/quinn

Quantile Regression using I-spline and Neural Network

Primary LanguageR

Quantile Regression using I-spline and Neural Network

QUINN is a novel Bayesian framework for simultaneous estimation of non-crossing, non-linear quantile curves. It models the conditional CDF non-parametrically using I-spline basis expansion, where the spline coefficients depend on the covariates through a neural network. We assign prior to weight parameters, so that uncertainty of the model can be analyzed. Simulation study shows that QUINN, compared to existing models, can recover the underlying quantile process more accurately, especially when the sample size is small. Although QUINN is considered a "black-box" model, some interpretability can be obtained by estimating its quantile marginal effects using model-agnostic tools. We extended the recently proposed accumulative local effects plot (ALEplot) [1] to quantile regression and estimated main and second- order interaction effects of QUINN. We applied QUINN to analyze tropical cyclone intensity and U.S. birthweight data.

R package

An R package implementing the proposed method is available at https://github.com/stevengxu/SPQR.

Publication

Our paper is available on arXiv [https://arxiv.org/abs/2102.11309].

Dependencies

Please make sure you have these packages installed: splines2, pracma, rmutil, fdrtool, loo, rlang, yaImpute, abind.

Usage

  • R folder

The quinn.R contains the main functions to fit a QUINN model. The quinn_samp function draws posterior samples of the weight parameters using no-U-turn sampling (NUTS); the specific implementation is largely based on the adnuts package [2]. The quinn_pred function estimates the quantile process using the posterior samples.

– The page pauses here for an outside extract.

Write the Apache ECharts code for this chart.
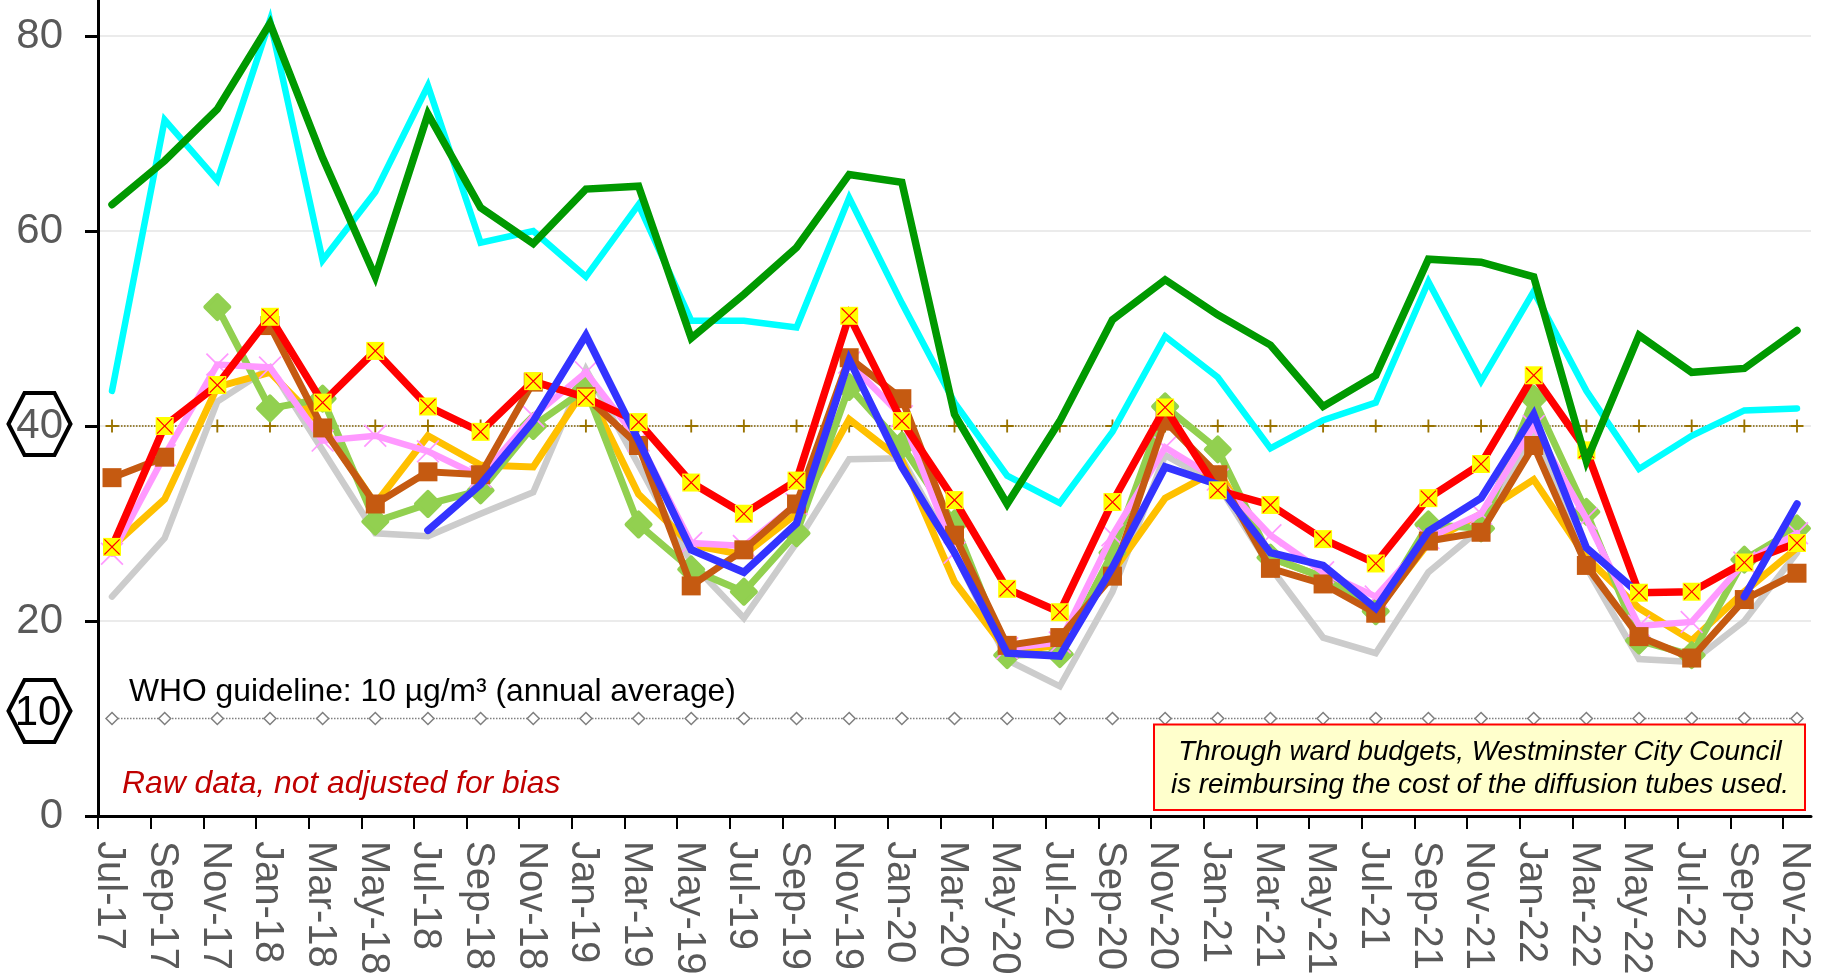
<!DOCTYPE html>
<html><head><meta charset="utf-8">
<style>html,body{margin:0;padding:0;background:#fff}#c{width:1828px;height:980px}</style>
<script src="https://cdn.jsdelivr.net/npm/echarts@6/dist/echarts.min.js"></script>
</head><body><div id="c"></div>
<script>
const categories = ['Jul-17','Sep-17','Nov-17','Jan-18','Mar-18','May-18','Jul-18','Sep-18','Nov-18','Jan-19','Mar-19','May-19','Jul-19','Sep-19','Nov-19','Jan-20','Mar-20','May-20','Jul-20','Sep-20','Nov-20','Jan-21','Mar-21','May-21','Jul-21','Sep-21','Nov-21','Jan-22','Mar-22','May-22','Jul-22','Sep-22','Nov-22'];
const yTicks = [0,20,40,60,80];
const darkGreen = [62.7,67.2,72.5,81.3,67.5,55.3,72,62.4,58.7,64.3,64.6,49,53.5,58.3,65.8,65,41.2,32,40.5,50.9,55,51.4,48.3,42,45.2,57.1,56.8,55.3,36.4,49.3,45.5,45.9,49.8];
const cyan = [43.6,71.4,65.2,81.6,57,64,74.9,58.8,60,55.3,62.7,50.8,50.8,50.1,63.4,52.6,42.4,34.9,32.1,39.4,49.2,45,37.7,40.6,42.4,54.8,44.6,53.8,43.6,35.6,39,41.6,41.8];
const red = [27.6,40,44.2,51.2,42.4,47.7,42,39.4,44.6,42.9,40.4,34.2,31,34.4,51.3,40.5,32.4,23.3,20.9,32.2,41.9,33.4,31.9,28.4,25.9,32.6,36.1,45.2,37.5,22.9,23,26,28];
const brown = [34.7,36.8,null,50.3,39.8,32,35.3,35,44.5,43,38,23.6,27.3,32,47,42.8,28.8,17.5,18.3,24.6,40.5,35,25.4,23.8,20.8,28.2,29.1,38,25.7,18.4,16.2,22.2,24.9];
const lightGreen = [null,null,52.2,41.8,42.8,30.2,32,33.4,40,43.8,29.9,25.3,23,29,44,38,30,16.5,16.6,27,42,37.6,26.5,24.5,21,29.9,29.5,42.8,31.2,18,16.5,26.3,29.5];
const violet = [26.9,37,46.3,46,38.5,39,37.4,34.8,41,45.5,38.5,28,27.7,32,46.5,41,27,17.2,17.8,28.8,37.8,34.5,28.8,25,22.5,28.5,31,40,30.5,19.5,19.9,26,29];
const orange = [27.6,32.5,44,45.5,40,32,39,36,35.8,44,33,27.8,26.8,31,40.7,36.5,24,16.9,17.5,25,32.6,35.5,26.5,24.5,21,28,31,34.5,26.5,21.3,18,23,27.5];
const gray = [22.5,28.5,42.5,46,37.5,29,28.7,31,33.2,45.8,36,26,20.3,28,36.6,36.7,27,16,13.3,23,37,34,25.5,18.3,16.7,25,29.5,39.5,25.5,16.1,15.8,20,27];
const blue = [null,null,null,null,null,null,29.3,34,40.5,49.3,38.5,27.3,25,30,46.8,35.8,27,16.7,16.4,25.5,35.8,34,27,25.7,21.3,29.2,32.6,41.2,27.5,22.8,null,22.5,32];
const limit40 = categories.map(() => 40);
const who10 = categories.map(() => 10);

const FONT = '"Liberation Sans", Arial, sans-serif';
const PAD = 0.266;
const LABEL_SHIFT = 0.05;
const pts = a => a.map((v,i) => [i, v]);
const plus = 'path://M-1,-7H1V-1H7V1H1V7H-1V1H-7V-1H-1Z';
const cross = 'path://M-7.6,-6.8L-6.8,-7.6L0,-0.8L6.8,-7.6L7.6,-6.8L0.8,0L7.6,6.8L6.8,7.6L0,0.8L-6.8,7.6L-7.6,6.8L-0.8,0Z';

function line(name, data, color, width, z, extra) {
  return Object.assign({
    name, type:'line', data:pts(data), z, showAllSymbol:true, symbol:'none', connectNulls:false,
    lineStyle:{color, width, cap:'round', join:'miter', miterLimit:8},
    itemStyle:{color}, emphasis:{disabled:true}, silent:true, animation:false
  }, extra||{});
}

const hex = (cx, cy) => ({
  type:'polygon', z:-1, silent:true,
  shape:{points:[[cx-31,cy],[cx-15,cy-31],[cx+15,cy-31],[cx+31,cy],[cx+15,cy+31],[cx-15,cy+31]]},
  style:{fill:'#fff', stroke:'#000', lineWidth:4}
});

const option = {
  backgroundColor:'#fff',
  animation:false,
  grid:{left:98, right:17, top:0, bottom:164, outerBoundsMode:'none'},
  xAxis:{
    type:'value', min:-PAD, max:categories.length-1+PAD,
    splitLine:{show:false},
    axisLine:{show:true, onZero:false, lineStyle:{color:'#000', width:3}},
    axisTick:{show:true, length:13, inside:false, customValues:categories.map((c,i)=>i-PAD), lineStyle:{color:'#000', width:2}},
    axisLabel:{rotate:-90, margin:25, fontSize:40, color:'#595959', fontFamily:FONT,
      customValues:categories.map((c,i)=>i-LABEL_SHIFT), formatter:v=>categories[Math.round(v)]}
  },
  yAxis:{
    type:'value', min:0, max:83.69,
    axisLine:{show:true, onZero:false, lineStyle:{color:'#000', width:3}},
    axisTick:{show:true, length:13, customValues:yTicks, lineStyle:{color:'#000', width:3}},
    axisLabel:{margin:35, fontSize:42, color:'#595959', fontFamily:FONT, customValues:yTicks, padding:[4,0,0,0]},
    splitLine:{show:true, lineStyle:{color:'#ebebeb', width:2}}
  },
  series:[
    line('40 limit', limit40, '#7f6000', 1.5, 2, {
      lineStyle:{color:'#7f6000', width:1.5, type:'dotted'}, symbol:plus, symbolSize:13, itemStyle:{color:'#997300'}}),
    line('10 guideline', who10, '#7f7f7f', 1.5, 2, {
      lineStyle:{color:'#7f7f7f', width:1.5, type:'dotted'}, symbol:'diamond', symbolSize:12,
      itemStyle:{color:'#fff', borderColor:'#7f7f7f', borderWidth:1.5}}),
    line('Grey', gray, '#cccccc', 6.5, 3),
    line('Orange', orange, '#ffc000', 7, 4),
    line('Light green', lightGreen, '#92d050', 7, 5, {symbol:'diamond', symbolSize:24, itemStyle:{color:'#92d050', borderColor:'#92d050', borderWidth:4, borderJoin:'round'}}),
    line('Violet', violet, '#ff99ff', 6.5, 6, {symbol:cross, symbolSize:23}),
    line('Brown', brown, '#c55a11', 7, 7, {symbol:'rect', symbolSize:19}),
    line('Red', red, '#ff0000', 7.5, 8),
    line('Blue', blue, '#3333ff', 7.5, 9),
    line('Red box', red, '#ffff00', 0, 10, {lineStyle:{width:0, opacity:0}, symbol:'rect', symbolSize:18, itemStyle:{color:'#ffff00'}}),
    line('Red cross', red, '#ff0000', 0, 11, {lineStyle:{width:0, opacity:0}, symbol:cross, symbolSize:16, itemStyle:{color:'#ff0000'}}),
    line('Cyan', cyan, '#00ffff', 6.5, 12),
    line('Dark green', darkGreen, '#009900', 7.5, 13)
  ],
  graphic:[
    hex(39.5,424), hex(39.5,711),
    {type:'text', z:20, silent:true, style:{x:38, y:713, text:'10', fill:'#000', font:'42px '+FONT, align:'center', verticalAlign:'middle'}},
    {type:'text', z:20, silent:true, style:{x:129, y:692, text:'WHO guideline: 10 µg/m³ (annual average)', fill:'#000', font:'31.8px '+FONT, verticalAlign:'middle'}},
    {type:'text', z:20, silent:true, style:{x:122, y:784, text:'Raw data, not adjusted for bias', fill:'#c00000', font:'italic 31.8px '+FONT, verticalAlign:'middle'}},
    {type:'rect', z:20, silent:true, shape:{x:1154, y:724.5, width:651, height:85.5}, style:{fill:'#ffffcc', stroke:'#ff0000', lineWidth:2}},
    {type:'text', z:21, silent:true, style:{x:1480, y:752, text:'Through ward budgets, Westminster City Council', fill:'#000', font:'italic 27.8px '+FONT, align:'center', verticalAlign:'middle'}},
    {type:'text', z:21, silent:true, style:{x:1480, y:785, text:'is reimbursing the cost of the diffusion tubes used.', fill:'#000', font:'italic 27.8px '+FONT, align:'center', verticalAlign:'middle'}}
  ]
};
echarts.init(document.getElementById('c'), null, {renderer:'canvas'}).setOption(option);
</script></body></html>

The utils.R contains helper functions fot implementing the NUTS.

The ALEPlot_qt.R can be used to estimate the quantile marginal effects of QUINN

The example_1d.R and example_2d.R provide two examples, one univariate and one bivariate, of using QUINN.

  • Data folder

Example datasets to which QUINN can be applied. The folder currenly contains hurricane.csv, which is the tropical cyclone intensity data analyzed by Elsner et. al [3]; and birthweight.csv, which are 5000 random entries from the 2019 Natality Data Set of the United States [4].

References

[1] Apley, D.W. and Zhu, J., 2020. Visualizing the effects of predictor variables in black box supervised learning models. Journal of the Royal Statistical Society: Series B (Statistical Methodology), 82(4), pp.1059-1086.

[2] Monnahan, C.C. and Kristensen, K., 2018. No-U-turn sampling for fast Bayesian inference in ADMB and TMB: Introducing the adnuts and tmbstan R packages. PloS one, 13(5), p.e0197954.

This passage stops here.